EXERCISE REQUIREMENTS: Below is a listing; write it out exactly and drop any images from it.
## Begin
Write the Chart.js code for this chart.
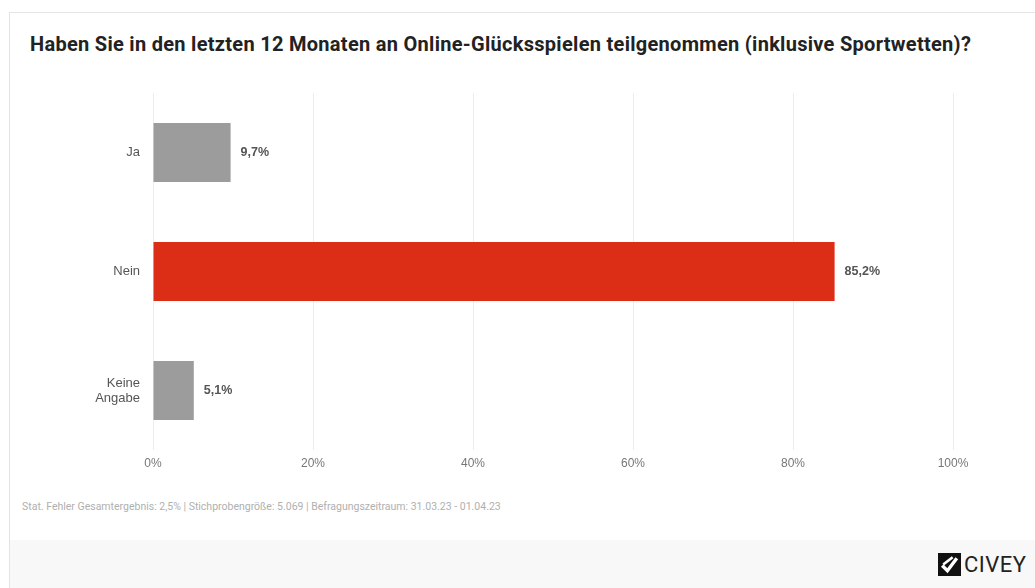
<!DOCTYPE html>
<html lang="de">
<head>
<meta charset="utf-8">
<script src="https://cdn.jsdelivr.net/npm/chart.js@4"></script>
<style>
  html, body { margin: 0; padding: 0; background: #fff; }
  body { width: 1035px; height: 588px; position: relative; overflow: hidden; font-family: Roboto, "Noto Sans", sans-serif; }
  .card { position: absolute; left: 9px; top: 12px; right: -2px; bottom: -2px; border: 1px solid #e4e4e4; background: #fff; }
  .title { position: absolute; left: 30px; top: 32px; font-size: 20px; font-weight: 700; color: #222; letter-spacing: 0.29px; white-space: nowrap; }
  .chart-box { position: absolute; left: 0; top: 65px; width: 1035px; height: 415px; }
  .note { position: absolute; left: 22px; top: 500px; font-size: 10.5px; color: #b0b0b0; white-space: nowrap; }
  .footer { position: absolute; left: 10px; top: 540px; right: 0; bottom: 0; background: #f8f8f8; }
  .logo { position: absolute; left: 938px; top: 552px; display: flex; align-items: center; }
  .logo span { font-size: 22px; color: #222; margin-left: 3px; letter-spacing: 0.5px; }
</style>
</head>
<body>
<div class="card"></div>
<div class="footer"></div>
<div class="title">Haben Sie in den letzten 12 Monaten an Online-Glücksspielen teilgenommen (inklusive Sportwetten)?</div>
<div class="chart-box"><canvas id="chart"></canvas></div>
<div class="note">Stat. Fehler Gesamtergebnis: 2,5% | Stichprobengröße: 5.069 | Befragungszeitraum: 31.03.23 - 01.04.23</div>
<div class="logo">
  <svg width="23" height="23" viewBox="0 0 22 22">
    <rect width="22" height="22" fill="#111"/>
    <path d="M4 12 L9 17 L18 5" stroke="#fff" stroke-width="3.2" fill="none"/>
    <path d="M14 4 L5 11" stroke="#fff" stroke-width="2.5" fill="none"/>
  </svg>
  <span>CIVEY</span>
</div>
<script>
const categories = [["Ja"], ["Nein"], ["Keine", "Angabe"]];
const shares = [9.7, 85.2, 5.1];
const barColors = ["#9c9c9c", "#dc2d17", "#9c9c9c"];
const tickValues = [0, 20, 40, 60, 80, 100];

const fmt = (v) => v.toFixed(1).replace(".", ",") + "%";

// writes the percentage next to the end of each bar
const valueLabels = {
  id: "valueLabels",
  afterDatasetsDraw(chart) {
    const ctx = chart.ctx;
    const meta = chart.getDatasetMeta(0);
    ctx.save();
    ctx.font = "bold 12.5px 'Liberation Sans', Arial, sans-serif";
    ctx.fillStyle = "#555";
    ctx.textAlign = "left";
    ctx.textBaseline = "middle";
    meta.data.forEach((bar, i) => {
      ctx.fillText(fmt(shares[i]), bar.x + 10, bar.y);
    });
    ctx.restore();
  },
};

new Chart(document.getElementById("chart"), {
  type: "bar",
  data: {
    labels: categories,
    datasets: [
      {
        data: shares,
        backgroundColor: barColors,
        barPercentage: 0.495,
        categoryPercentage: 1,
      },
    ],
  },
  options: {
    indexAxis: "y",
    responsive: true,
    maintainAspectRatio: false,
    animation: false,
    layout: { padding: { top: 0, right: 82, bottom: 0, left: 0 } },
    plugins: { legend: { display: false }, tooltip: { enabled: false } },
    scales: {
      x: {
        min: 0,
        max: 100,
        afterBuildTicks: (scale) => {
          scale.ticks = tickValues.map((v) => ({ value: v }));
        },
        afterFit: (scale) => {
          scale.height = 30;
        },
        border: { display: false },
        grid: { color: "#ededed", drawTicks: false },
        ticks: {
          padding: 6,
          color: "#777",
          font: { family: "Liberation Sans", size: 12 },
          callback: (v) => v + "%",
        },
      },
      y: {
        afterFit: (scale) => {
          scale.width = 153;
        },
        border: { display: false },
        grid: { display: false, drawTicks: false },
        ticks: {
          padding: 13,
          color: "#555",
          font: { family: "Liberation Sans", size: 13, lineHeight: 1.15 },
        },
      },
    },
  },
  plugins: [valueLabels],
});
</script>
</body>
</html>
## End
THE ANSWER:
Write the Chart.js code for this chart.
<!DOCTYPE html>
<html lang="de">
<head>
<meta charset="utf-8">
<script src="https://cdn.jsdelivr.net/npm/chart.js@4"></script>
<style>
  html, body { margin: 0; padding: 0; background: #fff; }
  body { width: 1035px; height: 588px; position: relative; overflow: hidden; font-family: Roboto, "Noto Sans", sans-serif; }
  .card { position: absolute; left: 9px; top: 12px; right: -2px; bottom: -2px; border: 1px solid #e4e4e4; background: #fff; }
  .title { position: absolute; left: 30px; top: 32px; font-size: 20px; font-weight: 700; color: #222; letter-spacing: 0.29px; white-space: nowrap; }
  .chart-box { position: absolute; left: 0; top: 65px; width: 1035px; height: 415px; }
  .note { position: absolute; left: 22px; top: 500px; font-size: 10.5px; color: #b0b0b0; white-space: nowrap; }
  .footer { position: absolute; left: 10px; top: 540px; right: 0; bottom: 0; background: #f8f8f8; }
  .logo { position: absolute; left: 938px; top: 552px; display: flex; align-items: center; }
  .logo span { font-size: 22px; color: #222; margin-left: 3px; letter-spacing: 0.5px; }
</style>
</head>
<body>
<div class="card"></div>
<div class="footer"></div>
<div class="title">Haben Sie in den letzten 12 Monaten an Online-Glücksspielen teilgenommen (inklusive Sportwetten)?</div>
<div class="chart-box"><canvas id="chart"></canvas></div>
<div class="note">Stat. Fehler Gesamtergebnis: 2,5% | Stichprobengröße: 5.069 | Befragungszeitraum: 31.03.23 - 01.04.23</div>
<div class="logo">
  <svg width="23" height="23" viewBox="0 0 22 22">
    <rect width="22" height="22" fill="#111"/>
    <path d="M4 12 L9 17 L18 5" stroke="#fff" stroke-width="3.2" fill="none"/>
    <path d="M14 4 L5 11" stroke="#fff" stroke-width="2.5" fill="none"/>
  </svg>
  <span>CIVEY</span>
</div>
<script>
const categories = [["Ja"], ["Nein"], ["Keine", "Angabe"]];
const shares = [9.7, 85.2, 5.1];
const barColors = ["#9c9c9c", "#dc2d17", "#9c9c9c"];
const tickValues = [0, 20, 40, 60, 80, 100];

const fmt = (v) => v.toFixed(1).replace(".", ",") + "%";

// writes the percentage next to the end of each bar
const valueLabels = {
  id: "valueLabels",
  afterDatasetsDraw(chart) {
    const ctx = chart.ctx;
    const meta = chart.getDatasetMeta(0);
    ctx.save();
    ctx.font = "bold 12.5px 'Liberation Sans', Arial, sans-serif";
    ctx.fillStyle = "#555";
    ctx.textAlign = "left";
    ctx.textBaseline = "middle";
    meta.data.forEach((bar, i) => {
      ctx.fillText(fmt(shares[i]), bar.x + 10, bar.y);
    });
    ctx.restore();
  },
};

new Chart(document.getElementById("chart"), {
  type: "bar",
  data: {
    labels: categories,
    datasets: [
      {
        data: shares,
        backgroundColor: barColors,
        barPercentage: 0.495,
        categoryPercentage: 1,
      },
    ],
  },
  options: {
    indexAxis: "y",
    responsive: true,
    maintainAspectRatio: false,
    animation: false,
    layout: { padding: { top: 0, right: 82, bottom: 0, left: 0 } },
    plugins: { legend: { display: false }, tooltip: { enabled: false } },
    scales: {
      x: {
        min: 0,
        max: 100,
        afterBuildTicks: (scale) => {
          scale.ticks = tickValues.map((v) => ({ value: v }));
        },
        afterFit: (scale) => {
          scale.height = 30;
        },
        border: { display: false },
        grid: { color: "#ededed", drawTicks: false },
        ticks: {
          padding: 6,
          color: "#777",
          font: { family: "Liberation Sans", size: 12 },
          callback: (v) => v + "%",
        },
      },
      y: {
        afterFit: (scale) => {
          scale.width = 153;
        },
        border: { display: false },
        grid: { display: false, drawTicks: false },
        ticks: {
          padding: 13,
          color: "#555",
          font: { family: "Liberation Sans", size: 13, lineHeight: 1.15 },
        },
      },
    },
  },
  plugins: [valueLabels],
});
</script>
</body>
</html>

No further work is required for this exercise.